Third, we believe the price returns of these seven stocks are highly correlated to each other—meaning that, from a portfolio perspective, owning them as a group is akin to inviting additional risk rather than diversifying away from it. Since 2017, the average pairwise correlation of the Mag 7 has been 55%—that’s 70% higher than for the rest of the 493 stocks.3 Furthermore, we find that correlation tends to rise during selloffs, which could make holding these stocks even riskier in a downturn.

Therefore—and despite some of their defensive characteristics—we fear that investors may have overlooked the inherent cyclicality and correlation of the mega-caps, potentially magnifying the investment risk should the Mag 7 begin to lose favour.

Source: Challenges for the Magnificent Seven stocks, Raheel Siddiqui, Neuberger Berman

In addition he notes that these seven firms derive about half of their revenue from outside the US. Should the global economy go into contraction mode this will be problematic to their earnings.

Below is another excerpt from a piece by Eric Marais at Orbis Investments,:

The Magnificent Seven versus the rest

And 2023 isn’t alone. Though 2022 was a break from the recent pattern, US index-tracking strategies have now beaten the combined wisdom of active investors for 8 out of the last 10 years. The scope and length of that remarkable run now eclipses even that of the dotcom boom.

Never before has following the crowd made so much money. Nor, in our estimation, so little sense. But just look at the opportunities the crowd has left for those of us willing to take a different view.

We could wax lyrical about the glaring difference in value between Korean banks priced at 4 times earnings, versus Apple at 28 times, despite diverging fundamentals—Apple is increasingly at risk of bans in China, while Korean banks could double their dividends.

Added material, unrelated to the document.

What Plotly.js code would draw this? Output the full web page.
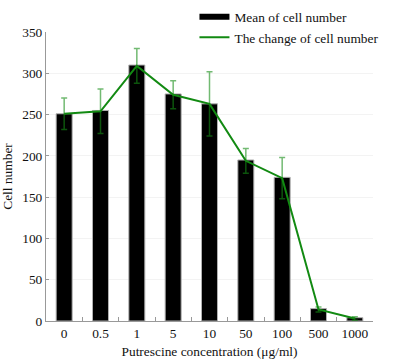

Or how the thick margin of safety at Intel, backed by listed stakes and real saleable assets, compares to the slim margin for error at Nvidia, trading at 13 times next year’s projected revenue. That revenue that could be competed away over time, while Intel’s semiconductor “fabs” in the US are increasingly valuable as the east and the west drift further apart.

We could effuse about the quality of Nintendo’s innovation engine, and marvel at Mr Market’s willingness to extrapolate dominance for the Magnificent Seven while putting little value on Nintendo’s exceptional intellectual property.

But those deep dives would only cover a fraction of the portfolio, which risks diluting the message on how distorted the overall opportunity set has become.

Not since the inception of the first Orbis Funds in 1990 has one country’s benchmark weight punched so far above its share of global GDP (then Japan, now the US). Nor since our sister company Allan Gray’s creation in 1973 have a handful of shares commanded such a large proportion of the market. Today, the Magnificent Seven stocks command as much market value as the “Foreign Five”, the largest developed stockmarkets outside the US by market value, yet the Seven contribute less than half the profits of those stockmarkets.

Source: Passive investors exposed to bubbliest market segment, Orbis Investments

Niels Clemen Jensen at Absolute Return Partners, UK also wrote in the latest edition of The Absolute Return Letter that the mega caps are expensive and they have made the US market also expensive in terms of valuations.

It remains to be see how the rest of the year turns out for the magnificent seven stocks.